A Parish Speaks for UTO

How important is the United Thank Offering mission and ministry to individual Episcopal parishes? Certainly one sponsoring a successful application for a grant may place it high on its priority list in thankfulness to God. But what about other parishes that participate regularly in Ingatherings without the blessing of immediate reward?

Although the founding of R. E. Lee Memorial Episcopal Church in Lexington, Virginia, occurred nearly five decades before that of UTO, as one of 56 parishes now in the Diocese of Southwestern Virginia, it has maintained records of UTO Ingatherings since 1938, when our beloved Elizabeth Galt Welles was custodian. In those early days, leaders among the Episcopal Church Women (ECW) managed the program by collecting the humble offerings from parishioners and sending them to the national Triennial meetings held every three years.

In a tiny black book, Mrs. Welles handwrote the total offerings of our parish until 1943, after which time successor custodians or ECW treasurers carried on the practice. As the UTO story grew in prominence among churches throughout the country, the funds collected, meager at first, and sent united to the Domestic and Foreign Missionary Society (DFMS), provided for more UTO grants for mission. By the end of World War I, for instance, UTO Ingatherings grew sufficient to grant more than $1 million!

Our current parish coordinator, thankful for the continuity of record keeping in a tiny black book, recently added up the total receipts from parish UTO Ingatherings recorded over the past 78 years through December 31, 2016, to a surprising sum of $80,641.50! Witness the clear truth to the tag line that pocket change in any amount can change lives. Today the accounting of the funds runs through the parish treasury, not that of our local ECW, where the offerings are tallied, recorded, and sent to the bishop and combined with those from other participating parishes in our diocese before being delivered to the DFMS for safekeeping and investment, making possible UTO annual grants for mission around the country and the world.

R. E. Lee Memorial Episcopal Church historically focuses on four distinct missions – a faithful communion for Episcopalians and others of faith, college ministry, UTO participation, and outreach to the broader local community and worldwide.

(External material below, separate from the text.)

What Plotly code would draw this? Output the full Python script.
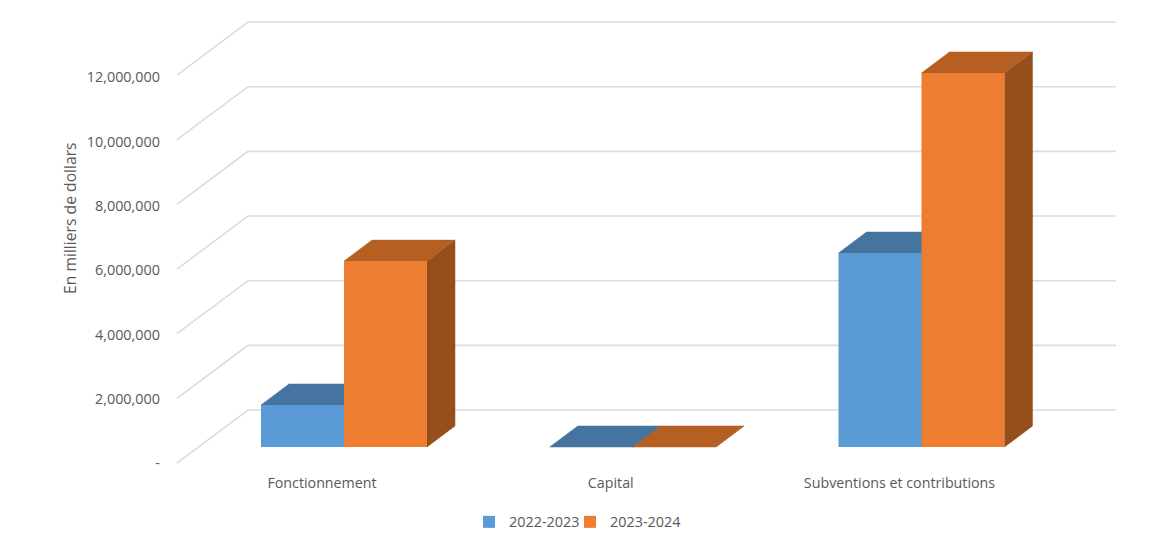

R. E. Lee Memorial parishioners thank God that UTO has partnered twice with us through two grants for our parish’s community outreach mission: The Yellow Brick Road Preschool Learning Center (2002), housed originally at our church, and the Rockbridge Area Health Center (2014), which now is able to provide mobile dental care to children in elementary and middle school throughout the county.

Unique to our church, however, is its proximity to two institutions of higher education, Washington and Lee University, whose campus is adjacent to the church, and Virginia Military Institute, which is within walking distance. As a result, college ministry has been an ongoing mission since our founding in 1840. It seeks not only to nurture Episcopal undergraduates through regular Sunday worship, as choir members, or as volunteers for youth programs, but also to influence no fewer than 40 graduates from the two institutions, over the same number of years, to choose careers in the priesthood, five of whom became bishops!

While the focus of UTO grants varies from year to year, at least to some extent, our parish continues this historic mission addressing a growing, indeed desperate, need for parish priests. Nevertheless, year after year, decade after decade, at least since 1938, our parish’s missional priorities have included support for the United Thank Offering. Its two-faceted objective is spiritual enrichment through the sacrifice of thanksgiving that simultaneously matches gratitude with generosity of time, talent, and treasure.